(Records from a dataset)
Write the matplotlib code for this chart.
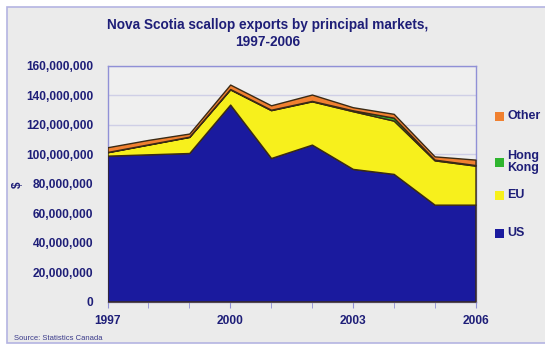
import matplotlib
matplotlib.use("Agg")
import matplotlib.pyplot as plt
from matplotlib.patches import Rectangle
from matplotlib.ticker import FuncFormatter, MultipleLocator

# Nova Scotia scallop exports by market, dollars (millions)
years = [1997, 1998, 1999, 2000, 2001, 2002, 2003, 2004, 2005, 2006]
us = [99.1, 100.0, 100.9, 133.8, 97.5, 106.6, 90.1, 86.7, 65.8, 65.8]
eu = [2.3, 6.6, 10.9, 10.3, 32.5, 29.4, 39.2, 36.2, 30.1, 26.5]
hong_kong = [0.2, 0.2, 0.2, 0.3, 0.3, 0.3, 0.6, 2.0, 0.5, 0.4]
other = [3.2, 3.0, 2.1, 3.0, 3.0, 4.3, 2.1, 2.6, 2.2, 3.7]
series_names = ["US", "EU", "Hong\nKong", "Other"]
year_labels = [1997, 2000, 2003, 2006]

colors = ["#1a1a9e", "#f7f01c", "#2fb52f", "#f08030"]
navy = "#1e1e78"
W, H = 545, 347

plt.rcParams["font.family"] = ["Liberation Sans", "DejaVu Sans"]
fig = plt.figure(figsize=(W / 100, H / 100), dpi=100)
fig.patch.set_facecolor("white")

# outer panel
fig.patches.append(Rectangle((7 / W, 4 / H), (W - 6) / W, (H - 11) / H,
                             transform=fig.transFigure, facecolor="#ebebeb",
                             edgecolor="#b4b4e2", linewidth=1.2, zorder=-10))

x0, x1, y_top, y_bot = 107.5, 475.5, 66, 301.5
ax = fig.add_axes([x0 / W, (H - y_bot) / H, (x1 - x0) / W, (y_bot - y_top) / H])
ax.set_zorder(1)
ax.set_facecolor("#efefef")

vals = [[v * 1e6 for v in s] for s in (us, eu, hong_kong, other)]
ax.stackplot(years, *vals, colors=colors, edgecolor="#3a2a14", linewidth=1.0, zorder=3)

ax.set_xlim(1997, 2006)
ax.set_ylim(0, 160e6)
ax.yaxis.set_major_locator(MultipleLocator(20e6))
ax.yaxis.set_major_formatter(FuncFormatter(lambda v, p: f"{int(v):,}"))
ax.set_xticks(year_labels)
ax.set_xticks(years, minor=True)
ax.grid(axis="y", color="#cfcfe6", linewidth=1.0, zorder=1)
ax.set_axisbelow(True)

for sp in ax.spines.values():
    sp.set_color("#9090d6")
    sp.set_linewidth(1.0)

ax.tick_params(axis="y", length=0, pad=10, labelsize=8.6, labelcolor=navy)
ax.tick_params(axis="x", which="major", length=4, color="#9090d6", pad=6,
               labelsize=8.6, labelcolor=navy)
ax.tick_params(axis="x", which="minor", length=4, color="#9090d6")
for lab in ax.get_xticklabels() + ax.get_yticklabels():
    lab.set_fontweight("bold")

fig.text(18 / W, 1 - 185 / H, "$", rotation=90, ha="center", va="center",
         fontsize=8.6, fontweight="bold", color=navy)

fig.text(268 / W, 1 - 33.5 / H, "Nova Scotia scallop exports by principal markets,\n1997-2006",
         ha="center", va="center", fontsize=9.8, fontweight="bold", color=navy,
         linespacing=1.3)

# legend
legend_y = [233, 195, 162, 116]
for name, c, ly in zip(series_names, colors, legend_y):
    fig.patches.append(Rectangle((495 / W, 1 - (ly + 4.5) / H), 9 / W, 9 / H,
                                 transform=fig.transFigure, facecolor=c,
                                 edgecolor="none", zorder=2))
    fig.text(507 / W, 1 - ly / H, name, ha="left", va="center", fontsize=9,
             fontweight="bold", color=navy, linespacing=0.95)

fig.text(14 / W, 1 - 339 / H, "Source: Statistics Canada", ha="left", va="center",
         fontsize=5.5, color="#3a3a8a")

fig.savefig("out.png", dpi=100, facecolor=fig.get_facecolor())
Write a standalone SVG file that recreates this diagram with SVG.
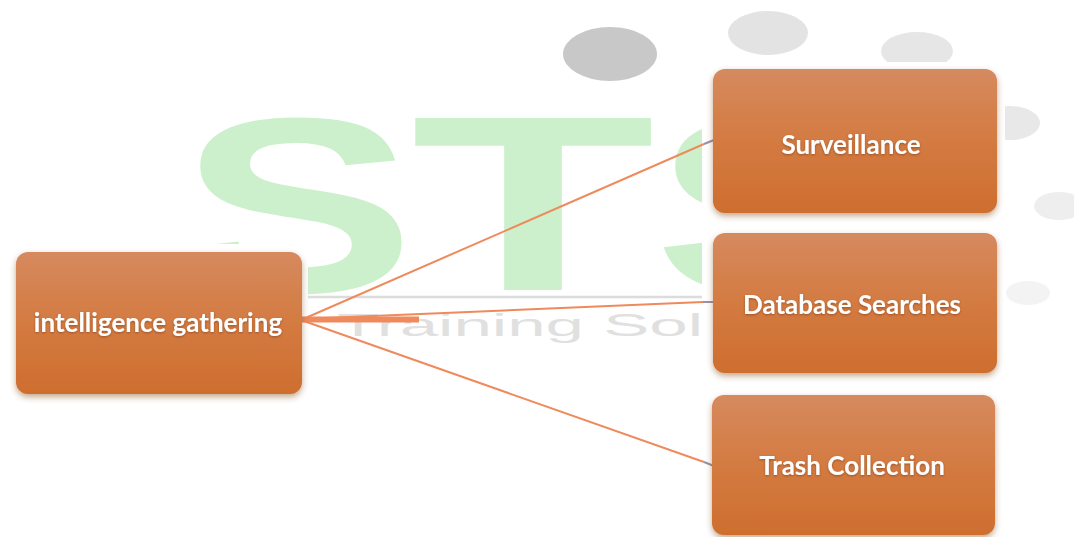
<svg xmlns="http://www.w3.org/2000/svg" width="1074" height="537" viewBox="0 0 1074 537">
  <defs>
    <linearGradient id="boxFill" x1="0" y1="0" x2="0" y2="1">
      <stop offset="0" stop-color="#D68A5F"/>
      <stop offset="0.45" stop-color="#D47C44"/>
      <stop offset="1" stop-color="#CE6E2E"/>
    </linearGradient>
    <filter id="shadow" x="-10%" y="-10%" width="120%" height="125%">
      <feDropShadow dx="0" dy="3" stdDeviation="3" flood-color="#7a3a10" flood-opacity="0.45"/>
    </filter>
    <filter id="tshadow" x="-5%" y="-20%" width="110%" height="140%">
      <feDropShadow dx="0" dy="1" stdDeviation="1" flood-color="#5a2a08" flood-opacity="0.5"/>
    </filter>
    <clipPath id="leftOfPanel">
      <rect x="0" y="0" width="702" height="537"/>
    </clipPath>
  </defs>
  <style>
    .wm-green { fill: #CBF0CB; font-family: "Liberation Sans", Arial, sans-serif; font-weight: 700; font-size: 250px; }
    .wm-grey { fill: #E0E0E0; font-family: "Liberation Sans", Arial, sans-serif; font-weight: 400; font-size: 32px; }
    .box { fill: url(#boxFill); filter: url(#shadow); }
    .label { fill: #FFFFFF; font-family: Lato, "Open Sans", sans-serif; font-weight: 700; font-size: 26px; text-anchor: middle; filter: url(#tshadow); }
    .conn { stroke: #EE8A5C; stroke-width: 2; fill: none; }
    .tip { stroke: #9C90A6; stroke-width: 2; fill: none; }
  </style>

  <rect x="0" y="0" width="1074" height="537" fill="#FFFFFF"/>

  <!-- watermark -->
  <g id="watermark">
    <ellipse cx="610" cy="54" rx="47" ry="27" fill="#C8C8C8"/>
    <ellipse cx="768" cy="33" rx="40" ry="22" fill="#E3E3E3"/>
    <ellipse cx="917" cy="51" rx="36" ry="19" fill="#E6E6E6"/>
    <ellipse cx="1010" cy="123" rx="30" ry="17" fill="#E8E8E8"/>
    <ellipse cx="1059" cy="206" rx="25" ry="14" fill="#EEEEEE"/>
    <ellipse cx="1028" cy="293" rx="22" ry="12" fill="#F3F3F3"/>
    <text class="wm-green" transform="translate(297,292) scale(1.42,1)" text-anchor="middle">S</text>
    <text class="wm-green" transform="translate(533,290) scale(1.6,1)" text-anchor="middle">T</text>
    <g clip-path="url(#leftOfPanel)">
      <text class="wm-green" transform="translate(772,292) scale(1.42,1)" text-anchor="middle">S</text>
    </g>
    <line x1="300" y1="297" x2="710" y2="297" stroke="#DCDCDC" stroke-width="2.5"/>
    <text class="wm-grey" x="337" y="336" textLength="366" lengthAdjust="spacingAndGlyphs">Training Sol</text>
  </g>

  <!-- white panels behind nodes -->
  <rect x="4" y="244" width="304" height="161" fill="#FFFFFF"/>
  <rect x="702" y="62" width="303" height="475" fill="#FFFFFF"/>

  <g id="connectors">
    <line class="conn" x1="301" y1="320" x2="704" y2="144"/>
    <line class="tip" x1="704" y1="144" x2="714" y2="140"/>
    <line class="conn" x1="301" y1="319" x2="703" y2="302"/>
    <line class="tip" x1="703" y1="302" x2="714" y2="302"/>
    <line class="conn" x1="301" y1="320" x2="704" y2="462"/>
    <line class="tip" x1="704" y1="462" x2="714" y2="466"/>
    <rect x="300" y="316.5" width="119" height="6" fill="#EE8A5C"/>
  </g>

  <g id="node-intelligence">
    <rect class="box" x="16" y="252" width="286" height="142" rx="12"/>
    <text class="label" x="158" y="332">intelligence gathering</text>
  </g>

  <g id="node-surveillance">
    <rect class="box" x="713" y="69" width="284" height="144" rx="12"/>
    <text class="label" x="851" y="154">Surveillance</text>
  </g>

  <g id="node-database">
    <rect class="box" x="713" y="233" width="284" height="140" rx="12"/>
    <text class="label" x="852" y="314">Database Searches</text>
  </g>

  <g id="node-trash">
    <rect class="box" x="712" y="395" width="283" height="140" rx="12"/>
    <text class="label" x="852" y="475">Trash Collection</text>
  </g>
</svg>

## [Directions for this task]
Write out exactly the lines between the start of the data and the line with "from matplotlib.ticker import", including both, but none of the pictures.

## [Task result]
Write the matplotlib code for this chart.
import matplotlib
matplotlib.use("Agg")
import matplotlib.pyplot as plt
from matplotlib.patches import Rectangle
from matplotlib.ticker import FuncFormatter, MultipleLocator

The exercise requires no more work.